A couple of well-dressed male Jehovah’s Witnesses showed up at my apartment the other day. I was in my nightgown, my hair uncombed, and hadn’t even washed my face. They should be too frightened to return.

Jeju has so many orange trees that they are used as decorative elements in front of public buildings…and nobody picks the oranges! I hate seeing all that beautiful fruit go to waste. And, ironically, pure orange juice is hard to find in the stores—there are multiple “juice drinks” with 50% or less orange juice in them, but pure orange juice is expensive. Also, they grow kiwis on the island, but the kiwis they sell in the grocery stores are imported from Chile. (Apparently this absurd choice to export everything that is locally grown and import what residents need is not peculiar to Jeju: friend of mine told me that when her uncle lived in California, all the juice he could find to buy was from Florida. Talk about a widespread failure to “eat local.”)

Amy took me to the city’s daily market on Thursday morning, where they had fresh vegetables I recognized, at prices that were much better than in the stores. For about 6 dollars total, I got lettuce and a monster carrot (so big and fat it could be used as a club), a bell pepper, multiple onions, and a couple of heads of broccoli. A girl can live on broccoli. The food halls (the space is roofed, and covers several streets, but is open to the elements at the entrances) included not only vegetable and fruit vendors (local oranges and softball sized apples artfully displayed in gift boxes), but also displays of varieties of fresh seaweed, shellfish, and numerous living, newly dead, and heavily-salted sea creatures. There were stacks of bright silvery eels, and tanks filled with giant fish gulping silently above recumbent schools of sand-speckled flounder, staring up from the bottom with both eyes on the one side of their heads. There were piles of pigs feet, and part of a pig’s face—the entire side jowl and ear—and displays of fat-heavy meat in an assortment of cuts. And mushrooms. And an entire stall devoted to hot red peppers—fresh and powdered. I wish I had a personal chef; while there are many things here that I would like to sample if they were prepared by someone who knew how, I have no inclination to try my own hand at the process.
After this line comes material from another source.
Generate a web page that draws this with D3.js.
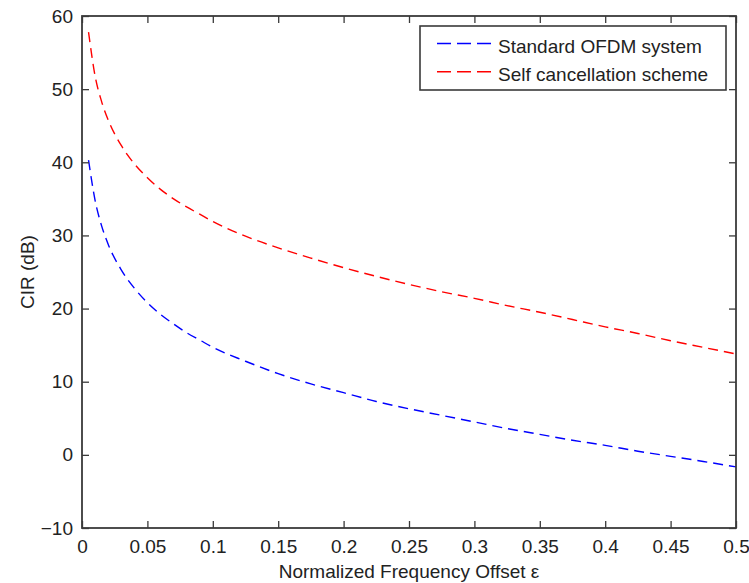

I mentioned to a couple of other teachers at work that we’d gone to the food market, and they immediately told me how they used to live by it, until their building had burned, almost costing them their lives. They were housed in apartments on the third floor, directly above a dentist’s office, where the fire had started. They woke up one morning to the fire alarm blaring, and found the hall already choked with thick, black smoke. One of the girls managed to jump out her window down onto the roof of the neighboring building, while the other was overcome by the fumes (her window was blocked by flames—they showed me a photo) and collapsed in her bathroom, thinking, “I’ve come to Korea to die” (she’d just moved from Moscow a week earlier). She was found and pulled to safety by the responding firefighters. She was covered in soot and her lungs and bloodstream were filled with nasty chemicals, and she had to spend hours in a hyperbaric oxygen chamber. After they told me the story we stood around for a minute or two, reverently repeating “Thank God for firefighters!”

I hate not being able to speak Korean, but I have no time right now to learn. The demands of editing have increased, I’m exhausted when I get home, and preparing for my classes still takes me about two hours every morning (thank God they have an organized curriculum, so I’m not having to produce lessons from scratch!). I try to sound out the words in the business signs I pass as I walk to and from work, but I need to sit down with the language flash cards and audio CD I bought and learn the basics, apart from “hello” and “thank you.” Not being able to buy a steamed bun on my own at a roadside stall is a handicap.